--- START SOURCE EXCERPT ---
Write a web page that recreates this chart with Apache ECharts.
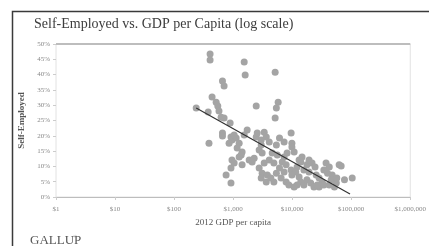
<!DOCTYPE html>
<html>
<head>
<meta charset="utf-8">
<script src="https://cdn.jsdelivr.net/npm/echarts@6/dist/echarts.min.js"></script>
<style>
  html, body { margin: 0; padding: 0; background: #fff; }
  #chart { width: 429px; height: 246px; }
</style>
</head>
<body>
<div id="chart"></div>
<script>
// GDP per capita (US$, 2012) for each country
const gdp = [
  407, 407, 1540, 1600, 5150, 660, 703, 440, 516, 550,
  576, 2460, 5790, 5400, 5150, 237, 378, 626, 703, 890,
  660, 660, 390, 920, 957, 1125, 1040, 1265, 854, 1540,
  1730, 2460, 2560, 3360, 3640, 2990, 2760, 3100, 1420, 1370,
  1265, 957, 1040, 920, 1420, 1870, 2100, 2270, 760, 920,
  2760, 3100, 2990, 3640, 3800, 3360, 9600, 6100, 7300, 9900,
  5400, 9900, 10800, 4590, 5600, 7300, 4900, 6800, 14700, 14000,
  17800, 21700, 12100, 5400, 6500, 7900, 4900, 7300, 9600, 9900,
  13100, 14000, 15800, 17800, 20600, 23400, 12100, 37500, 42500, 34400,
  39700, 47600, 45800, 55900, 32200, 28600, 62500, 19300, 25500, 28600,
  67600, 104000, 8800, 10800, 26600, 34400, 42500, 52000, 76900, 57000,
  6100, 7900, 11500, 15800, 4090, 1170, 2990, 4090, 8200, 19300,
  13100, 4350, 24400
]
// share self-employed (%), same order
const selfEmployed = [
  46.7, 44.8, 44.1, 39.9, 40.8, 37.9, 36.3, 32.7, 31.0, 29.7,
  28.1, 29.7, 31.0, 29.1, 25.8, 29.1, 27.8, 26.1, 25.8, 24.2,
  20.9, 19.9, 17.6, 19.6, 18.6, 19.3, 20.3, 17.6, 17.6, 20.3,
  21.9, 19.6, 20.9, 21.2, 19.6, 17.0, 15.4, 14.4, 14.7, 13.7,
  13.1, 12.1, 11.1, 9.5, 10.5, 12.1, 11.4, 12.7, 7.2, 4.6,
  9.5, 7.8, 6.2, 4.9, 7.2, 11.1, 20.9, 19.3, 18.0, 17.6,
  17.0, 16.3, 14.7, 14.4, 13.7, 13.1, 11.1, 11.4, 13.1, 11.4,
  10.5, 11.1, 9.8, 7.8, 6.2, 4.9, 4.9, 8.2, 8.8, 7.2,
  6.5, 4.9, 3.9, 5.6, 4.6, 3.3, 3.9, 11.1, 9.8, 8.8,
  7.8, 7.2, 5.6, 4.6, 4.9, 3.3, 10.5, 8.2, 7.2, 6.2,
  10.1, 6.2, 3.9, 3.3, 3.9, 3.9, 3.9, 3.3, 5.6, 6.2,
  9.5, 10.5, 8.2, 8.8, 12.1, 16.0, 18.6, 18.0, 14.4, 12.1,
  12.1, 6.2, 9.8
]
// fitted trend line end points
const trendGdp = [237, 95500]
const trendPct = [29.1, 1.0]

const xTickLabels = {1: '$1', 10: '$10', 100: '$100', 1000: '$1,000', 10000: '$10,000', 100000: '$100,000', 1000000: '$1,000,000'}

const serif = 'Liberation Serif'
const points = gdp.map((g, i) => [g, selfEmployed[i]])
const trend = trendGdp.map((g, i) => [g, trendPct[i]])

// only the top (50%) split line is visible
const splitColors = []
for (let i = 0; i < 10; i++) splitColors.push('rgba(0,0,0,0)')
splitColors.push('#bdbdbd')

const chart = echarts.init(document.getElementById('chart'), null, {renderer: 'canvas'})
chart.setOption({
  animation: false,
  backgroundColor: '#fff',
  title: {
    text: 'Self-Employed vs. GDP per Capita (log scale)',
    left: 29, top: 12,
    textStyle: {fontFamily: serif, fontSize: 14, fontWeight: 'normal', color: '#3c3c3c'}
  },
  graphic: [
    {type: 'rect', left: 10, top: 9, shape: {width: 500, height: 400},
     style: {fill: 'none', stroke: '#3a3a3a', lineWidth: 1.5}, z: 100},
    {type: 'text', left: 30, top: 234,
     style: {text: 'GALLUP', fill: '#555', font: '13px "Liberation Serif"'}},
    {type: 'text', left: 73, top: 234,
     style: {text: '®', fill: '#777', font: '5px "Liberation Serif"'}}
  ],
  grid: {
    left: 56, right: 18, top: 44, bottom: 49,
    show: true, borderColor: '#e2e2e2', borderWidth: 1
  },
  xAxis: {
    type: 'log', logBase: 10, min: 1, max: 1000000,
    name: '2012 GDP per capita', nameLocation: 'middle', nameGap: 21,
    nameTextStyle: {fontFamily: serif, fontSize: 9, color: '#555'},
    axisLine: {lineStyle: {color: '#bdbdbd', width: 1}},
    axisTick: {show: true, length: 3, lineStyle: {color: '#ccc'}},
    axisLabel: {fontFamily: serif, fontSize: 7, color: '#888', margin: 9,
      formatter: v => xTickLabels[Math.round(v)] || ''},
    splitLine: {show: false},
    minorTick: {show: false}
  },
  yAxis: {
    type: 'value', min: 0, max: 50, interval: 5,
    name: 'Self-Employed', nameLocation: 'middle', nameGap: 25,
    nameTextStyle: {fontFamily: serif, fontSize: 9, fontWeight: 'bold', color: '#555'},
    axisLine: {show: false},
    axisTick: {show: true, length: 3, lineStyle: {color: '#ccc'}},
    axisLabel: {fontFamily: serif, fontSize: 7, color: '#888', margin: 6, formatter: '{value}%'},
    splitLine: {show: true, lineStyle: {color: splitColors, width: 2}}
  },
  series: [
    {
      type: 'scatter', data: points, symbolSize: 7,
      itemStyle: {color: '#a4a4a4', opacity: 1}
    },
    {
      type: 'line', data: trend, symbol: 'none', z: 3,
      lineStyle: {color: '#333', width: 1.2}
    }
  ]
})
</script>
</body>
</html>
--- END SOURCE EXCERPT ---
## WHAT THIS TASK INVOLVES
Skipping the pictures, transcribe each line above exactly as it appears.

## EXERCISE RESULT
Write a web page that recreates this chart with Apache ECharts.
<!DOCTYPE html>
<html>
<head>
<meta charset="utf-8">
<script src="https://cdn.jsdelivr.net/npm/echarts@6/dist/echarts.min.js"></script>
<style>
  html, body { margin: 0; padding: 0; background: #fff; }
  #chart { width: 429px; height: 246px; }
</style>
</head>
<body>
<div id="chart"></div>
<script>
// GDP per capita (US$, 2012) for each country
const gdp = [
  407, 407, 1540, 1600, 5150, 660, 703, 440, 516, 550,
  576, 2460, 5790, 5400, 5150, 237, 378, 626, 703, 890,
  660, 660, 390, 920, 957, 1125, 1040, 1265, 854, 1540,
  1730, 2460, 2560, 3360, 3640, 2990, 2760, 3100, 1420, 1370,
  1265, 957, 1040, 920, 1420, 1870, 2100, 2270, 760, 920,
  2760, 3100, 2990, 3640, 3800, 3360, 9600, 6100, 7300, 9900,
  5400, 9900, 10800, 4590, 5600, 7300, 4900, 6800, 14700, 14000,
  17800, 21700, 12100, 5400, 6500, 7900, 4900, 7300, 9600, 9900,
  13100, 14000, 15800, 17800, 20600, 23400, 12100, 37500, 42500, 34400,
  39700, 47600, 45800, 55900, 32200, 28600, 62500, 19300, 25500, 28600,
  67600, 104000, 8800, 10800, 26600, 34400, 42500, 52000, 76900, 57000,
  6100, 7900, 11500, 15800, 4090, 1170, 2990, 4090, 8200, 19300,
  13100, 4350, 24400
]
// share self-employed (%), same order
const selfEmployed = [
  46.7, 44.8, 44.1, 39.9, 40.8, 37.9, 36.3, 32.7, 31.0, 29.7,
  28.1, 29.7, 31.0, 29.1, 25.8, 29.1, 27.8, 26.1, 25.8, 24.2,
  20.9, 19.9, 17.6, 19.6, 18.6, 19.3, 20.3, 17.6, 17.6, 20.3,
  21.9, 19.6, 20.9, 21.2, 19.6, 17.0, 15.4, 14.4, 14.7, 13.7,
  13.1, 12.1, 11.1, 9.5, 10.5, 12.1, 11.4, 12.7, 7.2, 4.6,
  9.5, 7.8, 6.2, 4.9, 7.2, 11.1, 20.9, 19.3, 18.0, 17.6,
  17.0, 16.3, 14.7, 14.4, 13.7, 13.1, 11.1, 11.4, 13.1, 11.4,
  10.5, 11.1, 9.8, 7.8, 6.2, 4.9, 4.9, 8.2, 8.8, 7.2,
  6.5, 4.9, 3.9, 5.6, 4.6, 3.3, 3.9, 11.1, 9.8, 8.8,
  7.8, 7.2, 5.6, 4.6, 4.9, 3.3, 10.5, 8.2, 7.2, 6.2,
  10.1, 6.2, 3.9, 3.3, 3.9, 3.9, 3.9, 3.3, 5.6, 6.2,
  9.5, 10.5, 8.2, 8.8, 12.1, 16.0, 18.6, 18.0, 14.4, 12.1,
  12.1, 6.2, 9.8
]
// fitted trend line end points
const trendGdp = [237, 95500]
const trendPct = [29.1, 1.0]

const xTickLabels = {1: '$1', 10: '$10', 100: '$100', 1000: '$1,000', 10000: '$10,000', 100000: '$100,000', 1000000: '$1,000,000'}

const serif = 'Liberation Serif'
const points = gdp.map((g, i) => [g, selfEmployed[i]])
const trend = trendGdp.map((g, i) => [g, trendPct[i]])

// only the top (50%) split line is visible
const splitColors = []
for (let i = 0; i < 10; i++) splitColors.push('rgba(0,0,0,0)')
splitColors.push('#bdbdbd')

const chart = echarts.init(document.getElementById('chart'), null, {renderer: 'canvas'})
chart.setOption({
  animation: false,
  backgroundColor: '#fff',
  title: {
    text: 'Self-Employed vs. GDP per Capita (log scale)',
    left: 29, top: 12,
    textStyle: {fontFamily: serif, fontSize: 14, fontWeight: 'normal', color: '#3c3c3c'}
  },
  graphic: [
    {type: 'rect', left: 10, top: 9, shape: {width: 500, height: 400},
     style: {fill: 'none', stroke: '#3a3a3a', lineWidth: 1.5}, z: 100},
    {type: 'text', left: 30, top: 234,
     style: {text: 'GALLUP', fill: '#555', font: '13px "Liberation Serif"'}},
    {type: 'text', left: 73, top: 234,
     style: {text: '®', fill: '#777', font: '5px "Liberation Serif"'}}
  ],
  grid: {
    left: 56, right: 18, top: 44, bottom: 49,
    show: true, borderColor: '#e2e2e2', borderWidth: 1
  },
  xAxis: {
    type: 'log', logBase: 10, min: 1, max: 1000000,
    name: '2012 GDP per capita', nameLocation: 'middle', nameGap: 21,
    nameTextStyle: {fontFamily: serif, fontSize: 9, color: '#555'},
    axisLine: {lineStyle: {color: '#bdbdbd', width: 1}},
    axisTick: {show: true, length: 3, lineStyle: {color: '#ccc'}},
    axisLabel: {fontFamily: serif, fontSize: 7, color: '#888', margin: 9,
      formatter: v => xTickLabels[Math.round(v)] || ''},
    splitLine: {show: false},
    minorTick: {show: false}
  },
  yAxis: {
    type: 'value', min: 0, max: 50, interval: 5,
    name: 'Self-Employed', nameLocation: 'middle', nameGap: 25,
    nameTextStyle: {fontFamily: serif, fontSize: 9, fontWeight: 'bold', color: '#555'},
    axisLine: {show: false},
    axisTick: {show: true, length: 3, lineStyle: {color: '#ccc'}},
    axisLabel: {fontFamily: serif, fontSize: 7, color: '#888', margin: 6, formatter: '{value}%'},
    splitLine: {show: true, lineStyle: {color: splitColors, width: 2}}
  },
  series: [
    {
      type: 'scatter', data: points, symbolSize: 7,
      itemStyle: {color: '#a4a4a4', opacity: 1}
    },
    {
      type: 'line', data: trend, symbol: 'none', z: 3,
      lineStyle: {color: '#333', width: 1.2}
    }
  ]
})
</script>
</body>
</html>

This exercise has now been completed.